Speaking to the Australian Financial Review after the release of Myer’s profit results yesterday, Brookes said that as consumers change the way they shop, retailers needed to be able to adapt to suit shifting trends.
“There is no doubt that the customer is no longer shopping Thursday night and Saturday morning but shopping all through the week,” said Brookes. “We need to be able to respond to that by having flexible workplace relations and the ability to negotiate our own deals under some rules with our own people.
“There is a need to wind back penalty rates,” he said. “Some of those penalty rates go to 200 per cent.”
However, Brookes noted that removing penalty rates would be a tough political move and one that would no doubt prove unpopular with many Australians.
“Unfortunately today, getting flexibility in the award is going to be impossible because it wouldn’t be popular,” he said. “We are in an environment of populist politics, and making a hard decision for the good efficiency of the country is a really difficult decision for a government to take.

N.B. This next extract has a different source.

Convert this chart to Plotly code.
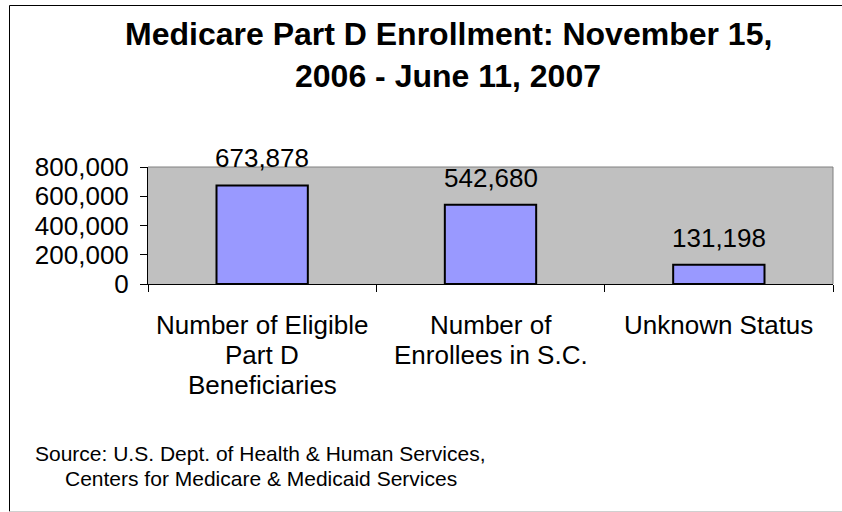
import plotly.graph_objects as go

# Chart data
categories = ["Number of Eligible<br>Part D<br>Beneficiaries",
              "Number of<br>Enrollees in S.C.",
              "Unknown Status"]
enrollment = [673878, 542680, 131198]
y_ticks = [0, 200000, 400000, 600000, 800000]
title_lines = ["Medicare Part D Enrollment: November 15,", "2006 - June 11, 2007"]
source_lines = ["Source: U.S. Dept. of Health & Human Services,",
                "Centers for Medicare & Medicaid Services"]

W, H = 842, 512
L, R, T, B = 148, 9, 167, 228
PW, PH = W - L - R, H - T - B
FONT = "Arial, Liberation Sans, sans-serif"


def px_x(x):
    return (x - L) / PW


def px_y(y):
    return (H - B - y) / PH


fig = go.Figure()
fig.add_trace(go.Bar(
    x=list(range(len(categories))),
    y=enrollment,
    marker=dict(color="#9999FF", line=dict(color="#000000", width=2)),
    width=0.4,
    hoverinfo="skip",
))

annotations = []
# value labels above bars
for i, v in enumerate(enrollment):
    annotations.append(dict(
        x=i, y=v, xref="x", yref="y", text=f"{v:,}", showarrow=False,
        xanchor="center", yanchor="middle", yshift=27,
        font=dict(family=FONT, size=26, color="#000"),
    ))
# category labels, one annotation per wrapped line
for i, cat in enumerate(categories):
    for k, line in enumerate(cat.split("<br>")):
        annotations.append(dict(
            x=i, y=0, xref="x", yref="paper", text=line, showarrow=False,
            xanchor="center", yanchor="middle", yshift=-(41 + 30 * k),
            font=dict(family=FONT, size=26, color="#000"),
        ))
# title
for k, line in enumerate(title_lines):
    annotations.append(dict(
        x=px_x(448), y=px_y([34, 76][k]), xref="paper", yref="paper",
        text=f"<b>{line}</b>", showarrow=False, xanchor="center", yanchor="middle",
        font=dict(family=FONT, size=32, color="#000"),
    ))
# source note
for k, line in enumerate(source_lines):
    annotations.append(dict(
        x=px_x(260.5), y=px_y([453, 478][k]), xref="paper", yref="paper",
        text=line, showarrow=False, xanchor="center", yanchor="middle",
        font=dict(family=FONT, size=21, color="#000"),
    ))

shapes = [
    # outer chart frame
    dict(type="line", xref="paper", yref="paper", x0=px_x(9.5), x1=px_x(9.5),
         y0=px_y(5.5), y1=px_y(511.5), line=dict(color="#000", width=1)),
    dict(type="line", xref="paper", yref="paper", x0=px_x(9.5), x1=px_x(850),
         y0=px_y(5.5), y1=px_y(5.5), line=dict(color="#000", width=1)),
    dict(type="line", xref="paper", yref="paper", x0=px_x(9.5), x1=px_x(850),
         y0=px_y(511.5), y1=px_y(511.5), line=dict(color="#d0d0d0", width=1)),
    # plot-area border (top and right)
    dict(type="line", xref="paper", yref="paper", x0=0, x1=1, y0=1, y1=1,
         line=dict(color="#808080", width=1)),
    dict(type="line", xref="paper", yref="paper", x0=1, x1=1, y0=0, y1=1,
         line=dict(color="#808080", width=1)),
]

fig.update_layout(
    width=W, height=H,
    margin=dict(l=L, r=R, t=T, b=B, pad=0),
    paper_bgcolor="#FFFFFF",
    plot_bgcolor="#C0C0C0",
    showlegend=False,
    annotations=annotations,
    shapes=shapes,
    font=dict(family=FONT, color="#000"),
)
fig.update_xaxes(
    type="linear", range=[-0.5, len(categories) - 0.5],
    tickvals=[-0.5 + i for i in range(len(categories) + 1)],
    showticklabels=False, ticks="outside", ticklen=7, tickcolor="#000",
    showline=True, linecolor="#000", linewidth=1, showgrid=False, zeroline=False,
)
fig.update_yaxes(
    range=[0, 800000], tickvals=y_ticks,
    ticktext=[f"{t:,}" for t in y_ticks],
    ticks="outside", ticklen=7, tickcolor="#000", ticklabelstandoff=6,
    tickfont=dict(family=FONT, size=26, color="#000"),
    showline=True, linecolor="#000", linewidth=1, showgrid=False, zeroline=False,
)

fig.write_html("out.html")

“Therefore we have to learn to live with what would be some of the highest wage and penalty rates in the world.”
Continuing with the current model would have consequences for both retailers and consumers, he said.
“Whether you’re selling hot coffee or baked beans or clothes, it has to have a knock-on effect in two ways – the customer has to pay for it one way or another, either with decreased service or product cost.
“It may mean potentially we might not even trade on Sundays in some stores because it’s uneconomical to do so when you have to pay 200 per cent penalty rates.
“Or it means under the retail award it’s feasible the uni student jobs and the casual jobs and after-school jobs, which is how I started and a lot of people in retail started, won’t be there.”